It isn't everyday that I talk with someone in the Communion line (except, of course, to say "The Body of Christ" or to encourage the proper response, if the person knows it), but when a (probably) four-year-old boy standing next to his father says something to you, it's probably good to respond.
He spoke quietly this past Sunday and between the difference of our heights and the Communion hymn, I didn't hear him. With my curiosity roused, I bent down to him and asked him what he said. With great happiness, he repeated, "Thanks, Papa Jesus!"
I don't remember what I said to him in return, but he made me - and his parents - smile, and after Mass, he greeted me in a similar fashion.
His greeting not only recalled the nickname my high school students and soccer players once called me (Papa D), but also an important theological understanding of the priesthood: The priesthood is not about the individual priest, but about Jesus Christ.
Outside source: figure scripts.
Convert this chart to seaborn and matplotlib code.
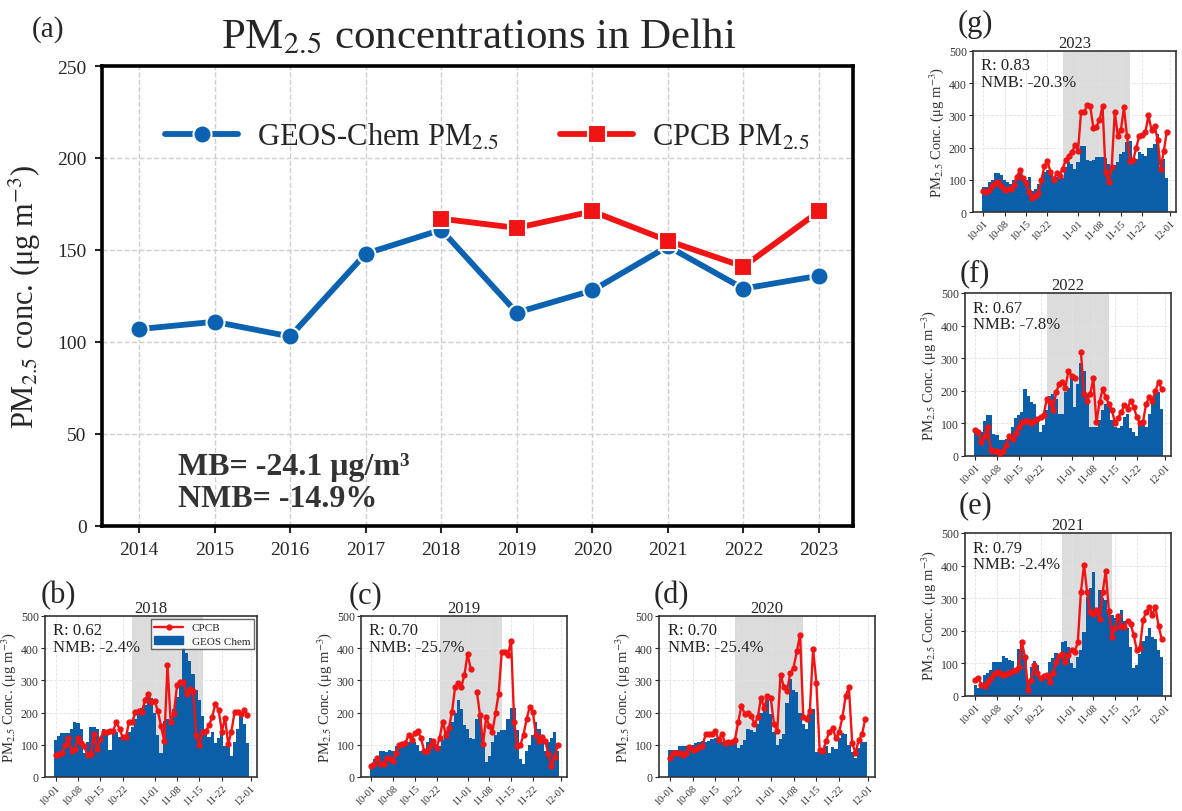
import numpy as np
import pandas as pd
import matplotlib
matplotlib.use("Agg")
import matplotlib.pyplot as plt
import seaborn as sns
from matplotlib.patches import Patch
from matplotlib.lines import Line2D

# ---------------- data ----------------
years = [2014, 2015, 2016, 2017, 2018, 2019, 2020, 2021, 2022, 2023]
geos_annual = [107, 111, 103, 148, 161, 116, 128, 152, 129, 136]
cpcb_annual = [np.nan, np.nan, np.nan, np.nan, 167, 162, 171, 155, 141, 171]
mb_text = "MB= -24.1 μg/m³"
nmb_text = "NMB= -14.9%"

date_ticks = ["10-01", "10-08", "10-15", "10-22", "11-01", "11-08", "11-15", "11-22", "12-01"]

geos_2018 = [116, 128, 138, 138, 136, 150, 170, 168, 150, 75,
             108, 155, 155, 150, 120, 150, 145, 85, 140, 140,
             125, 120, 118, 140, 155, 180, 205, 215, 225, 250,
             245, 200, 130, 75, 175, 180, 160, 210, 250, 290,
             400, 385, 360, 320, 270, 240, 190, 140, 125, 140,
             105, 120, 135, 95, 125, 65, 110, 150, 195, 165,
             105]
cpcb_2018 = [67, 70, 73, 100, 120, 82, 87, 120, 105, 95,
             68, 72, 133, 87, 119, 141, 141, 143, 143, 170,
             150, 123, 123, 172, 170, 203, 205, 203, 239, 259,
             232, 236, 205, 157, 111, 348, 172, 198, 285, 295,
             295, 259, 272, 267, 131, 100, 141, 143, 160, 187,
             228, 208, 141, 184, 102, 141, 203, 203, 195, 208,
             193]

geos_2019 = [40, 55, 62, 82, 82, 78, 84, 82, 95, 100,
             100, 105, 110, 125, 108, 100, 80, 80, 108, 122,
             110, 100, 95, 115, 140, 150, 170, 200, 238, 210,
             160, 150, 120, 118, 180, 185, 100, 48, 65, 110,
             130, 140, 145, 145, 180, 215, 215, 145, 55, 40,
             80, 100, 130, 170, 150, 130, 80, 110, 120, 140,
             80]
cpcb_2019 = [34, 39, 59, 41, 39, 59, 57, 49, 75, 100,
             102, 105, 131, 116, 136, 143, 121, 82, 80, 95,
             113, 90, 121, 172, 131, 152, 203, 280, 292, 280,
             318, 382, 336, np.nan, 264, 193, 102, 187, 157, 141,
             198, 259, 389, 389, 379, 423, 172, 95, 100, 131,
             180, 218, 203, 131, 111, 125, 113, 70, 34, 61,
             100]

geos_2020 = [85, 85, 85, 97, 97, 95, 92, 100, 105, 108,
             112, 110, 112, 118, 120, 115, 108, 112, 115, 110,
             108, 90, 100, 115, 148, 146, 140, 165, 200, 225,
             240, 195, 140, 100, 118, 135, 230, 305, 270, 265,
             200, 165, 150, 195, 210, 78, 80, 90, 95, 75,
             92, 88, 120, 138, 132, 100, 78, 58, 90, 110,
             108]
cpcb_2020 = [58, 73, 75, 75, 68, 75, 93, 85, 88, 93,
             95, 132, 132, 133, 142, 115, 134, 105, 110, 110,
             115, 170, 220, 197, 200, 190, 165, 185, 245, 215,
             252, 245, 165, 143, 318, 280, 268, 322, 340, 390,
             442, 185, 180, 205, 398, 293, 85, 80, 112, 140,
             152, 120, 140, 185, 252, 278, 105, 75, 115, 132,
             180]

geos_2021 = [35, 25, 25, 65, 72, 80, 105, 105, 105, 122,
             118, 110, 108, 80, 145, 172, 120, 50, 88, 108,
             95, 60, 55, 55, 105, 118, 132, 130, 165, 170,
             150, 100, 85, 120, 140, 195, 305, 330, 380, 260,
             325, 300, 295, 260, 250, 240, 245, 265, 230, 210,
             150, 85, 95, 130, 170, 185, 210, 180, 175, 140,
             120]
cpcb_2021 = [50, 55, 35, 32, 42, 55, 68, 75, 70, 65,
             68, 72, 78, 80, 90, 165, 120, 18, 50, 95,
             70, 55, 62, 65, 42, 70, 105, 122, 128, 105,
             125, 140, 135, 165, 318, 403, 318, 258, 252, 265,
             235, 318, 383, 262, 182, 210, 245, 215, 212, 230,
             220, 188, 140, 148, 232, 258, 272, 250, 272, 215,
             175]

geos_2022 = [80, 68, 75, 108, 125, 127, 67, 65, 48, 50,
             52, 52, 90, 118, 125, 135, 205, 185, 165, 160,
             110, 75, 95, 140, 185, 190, 175, 130, 130, 195,
             210, 250, 150, 220, 285, 260, 190, 90, 88, 90,
             110, 140, 160, 155, 110, 88, 85, 92, 120, 130,
             85, 75, 62, 100, 110, 90, 130, 175, 190, 195,
             145]
cpcb_2022 = [80, 75, 42, 62, 90, 17, 15, 15, 8, 15,
             35, 62, 52, 72, 88, 103, 108, 108, 100, 108,
             115, 120, 125, 175, 165, 140, 195, 220, 228, 210,
             262, 245, 238, np.nan, 320, 190, 170, 190, 238, 103,
             165, 205, 180, 160, 140, 100, 118, 135, 155, 145,
             170, 150, 120, 100, 105, 160, 180, 170, 200, 228,
             205]

geos_2023 = [78, 78, 92, 100, 120, 122, 115, 100, 92, 88,
             100, 112, 122, 110, 100, 110, 65, 72, 88, 98,
             125, 130, 118, 105, 110, 102, 105, 140, 155, 150,
             135, 155, 205, 205, 160, 158, 160, 170, 170, 170,
             168, 150, 130, 145, 155, 180, 185, 218, 220, 160,
             165, 185, 180, 175, 200, 200, 210, 242, 140, 165,
             105]
cpcb_2023 = [65, 62, 68, 80, 90, 93, 80, 68, 72, 70,
             85, 108, 130, 105, 90, 62, 42, 50, 58, 98,
             142, 158, 125, 100, 120, 113, 135, 162, 175, 185,
             208, 190, 312, 310, 333, 328, 262, 265, 285, 330,
             125, 92, 140, 310, 237, 255, 325, 235, 158, 160,
             200, 235, 240, 248, 300, 255, 268, 225, 135, 188,
             250]

shade_2018 = ("10-25", "11-16")
shade_2019 = ("10-23", "11-12")
shade_2020 = ("10-21", "11-11")
shade_2021 = ("10-29", "11-14")
shade_2022 = ("10-24", "11-13")
shade_2023 = ("10-27", "11-18")

r_vals = {2018: 0.62, 2019: 0.70, 2020: 0.70, 2021: 0.79, 2022: 0.67, 2023: 0.83}
nmb_vals = {2018: -2.4, 2019: -25.7, 2020: -25.4, 2021: -2.4, 2022: -7.8, 2023: -20.3}

# ---------------- style ----------------
BLUE = "#0a62b0"
BAR_BLUE = "#0b5ea8"
RED = "#f01414"
W, H = 1182, 812

sns.set_theme(style="ticks")
plt.rcParams["font.family"] = ["Liberation Serif", "DejaVu Serif"]
plt.rcParams["mathtext.fontset"] = "stix"
plt.rcParams["axes.unicode_minus"] = False


def rect(left, top, right, bottom):
    return [left / W, 1 - bottom / H, (right - left) / W, (bottom - top) / H]


def day_of(md):
    return (pd.Timestamp(f"2001-{md}") - pd.Timestamp("2001-10-01")).days


fig = plt.figure(figsize=(W / 100, H / 100), dpi=100)
fig.patch.set_facecolor("white")

# ---------------- panel (a) ----------------
ax = fig.add_axes(rect(102, 67, 853, 527))
df = pd.DataFrame({"Year": years, "GEOS": geos_annual, "CPCB": cpcb_annual})
sns.lineplot(data=df, x="Year", y="GEOS", ax=ax, color=BLUE, lw=4.2, marker="o",
             markersize=13, markeredgecolor="white", markeredgewidth=1.5,
             label="GEOS-Chem PM$_{2.5}$")
sns.lineplot(data=df.dropna(), x="Year", y="CPCB", ax=ax, color=RED, lw=4.2, marker="s",
             markersize=13, markeredgecolor="white", markeredgewidth=1.5,
             label="CPCB PM$_{2.5}$")
ax.set_xlim(years[0] - 0.49, years[-1] + 0.45)
ax.set_ylim(0, 250)
ax.set_xticks(years)
ax.set_xticklabels([str(y) for y in years])
ax.set_yticks([0, 50, 100, 150, 200, 250])
ax.grid(True, ls="--", color="#cfcfcf", lw=1.0)
ax.set_axisbelow(True)
for s in ax.spines.values():
    s.set_linewidth(2.6)
    s.set_color("black")
ax.tick_params(axis="both", labelsize=14, length=5, width=1.5, pad=6)
ax.set_xlabel("")
ax.set_ylabel("PM$_{2.5}$ conc. (μg m$^{-3}$)", fontsize=22, labelpad=10)
leg = ax.legend(ncol=2, loc="upper center", bbox_to_anchor=(0.513, 0.94), frameon=False,
                fontsize=22, handlelength=2.4, columnspacing=2.0, handletextpad=0.6)
ax.text(0.101, 0.130, mb_text, transform=ax.transAxes, fontsize=23, fontweight="bold",
        color="#333333", va="center", ha="left")
ax.text(0.101, 0.059, nmb_text, transform=ax.transAxes, fontsize=23, fontweight="bold",
        color="#333333", va="center", ha="left")
fig.text(479 / W, 1 - 38 / H, "PM$_{2.5}$ concentrations in Delhi", fontsize=31,
         ha="center", va="center")
fig.text(48 / W, 1 - 30 / H, "(a)", fontsize=21, ha="center", va="center")

# ---------------- small panels ----------------
tick_pos = [day_of(t) for t in date_ticks]


def small_panel(box, label, label_xy, year, geos, cpcb, shade, legend=False):
    a = fig.add_axes(rect(*box))
    days = np.arange(len(geos))
    a.axvspan(day_of(shade[0]), day_of(shade[1]), color="#dcdcdc", lw=0, zorder=0)
    a.bar(days, geos, width=1.0, color=BAR_BLUE, lw=0, zorder=2)
    a.plot(days, cpcb, color=RED, lw=1.7, marker="o", markersize=3.5, zorder=3)
    a.set_xlim(-3.3, 63.0)
    a.set_ylim(0, 500)
    a.set_yticks([0, 100, 200, 300, 400, 500])
    a.set_xticks(tick_pos)
    a.set_xticklabels(date_ticks, rotation=45, ha="right", rotation_mode="anchor")
    a.grid(True, ls="--", color="#e3e3e3", lw=0.6)
    a.set_axisbelow(True)
    for s in a.spines.values():
        s.set_linewidth(1.2)
        s.set_color("#333333")
    a.tick_params(axis="y", labelsize=8.5, length=3, width=0.8, pad=1.5, labelcolor="#333333")
    a.tick_params(axis="x", labelsize=7.5, length=3, width=0.8, pad=1.5, labelcolor="#333333")
    a.set_ylabel("PM$_{2.5}$ Conc. (μg m$^{-3}$)", fontsize=10.5, labelpad=2, color="#333333")
    a.set_title(str(year), fontsize=12, pad=3)
    a.text(0.04, 0.96, f"R: {r_vals[year]:.2f}\nNMB: {nmb_vals[year]:.1f}%",
           transform=a.transAxes, fontsize=12, va="top", ha="left",
           linespacing=1.05, color="#222222")
    if legend:
        handles = [Line2D([], [], color=RED, lw=1.7, marker="o", markersize=3.5, label="CPCB"),
                   Patch(color=BAR_BLUE, label="GEOS Chem")]
        a.legend(handles=handles, loc="upper right", fontsize=8, frameon=True,
                 fancybox=False, edgecolor="#444444", borderaxespad=0.3,
                 handlelength=2.6, borderpad=0.3, labelspacing=0.3)
    fig.text(label_xy[0] / W, 1 - label_xy[1] / H, label, fontsize=22,
             ha="center", va="center")
    return a


small_panel((45, 617, 257, 778), "(b)", (58, 596), 2018, geos_2018, cpcb_2018, shade_2018, legend=True)
small_panel((361, 617, 567, 778), "(c)", (365, 596), 2019, geos_2019, cpcb_2019, shade_2019)
small_panel((659, 617, 875, 778), "(d)", (671, 596), 2020, geos_2020, cpcb_2020, shade_2020)
small_panel((973, 52, 1176, 213), "(g)", (975, 24), 2023, geos_2023, cpcb_2023, shade_2023)
small_panel((965, 294, 1171, 457), "(f)", (975, 274), 2022, geos_2022, cpcb_2022, shade_2022)
small_panel((965, 534, 1171, 697), "(e)", (975, 506), 2021, geos_2021, cpcb_2021, shade_2021)

fig.savefig("out.png", dpi=100, facecolor="white")
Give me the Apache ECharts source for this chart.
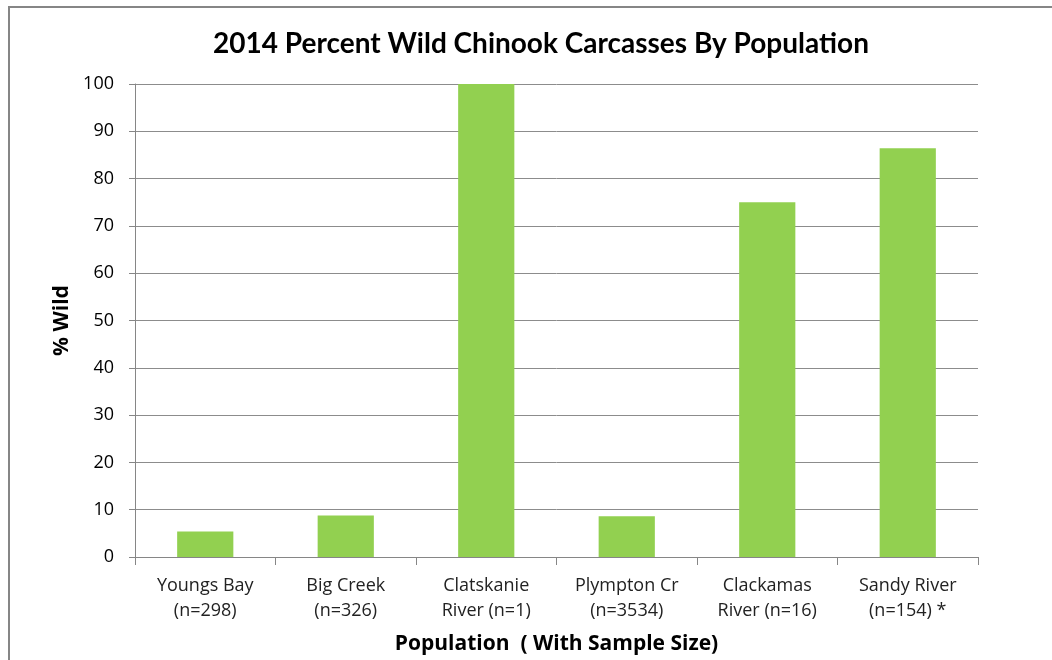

Through the laying on of hands and the invocation of the Holy Spirit, a man who receives the grace of ordination is joined to Jesus in such a way that he participates in the priesthood of the great high priest and acts through his priests when the sacraments are celebrated.
The vestments a priest wears are meant - at least in part - to highlight this understanding of the priesthood. As he puts on the sacred vestments, the priest is to disappear, if you will; the vestments cover his personality so that Christ may be seen in his priest.
This is too often forgotten today when too much emphasis is placed on the individual priest's personality and when not enough emphasis is placed on what Christ does through his priests. Everything a priest does should begin and end with Jesus and never with himself.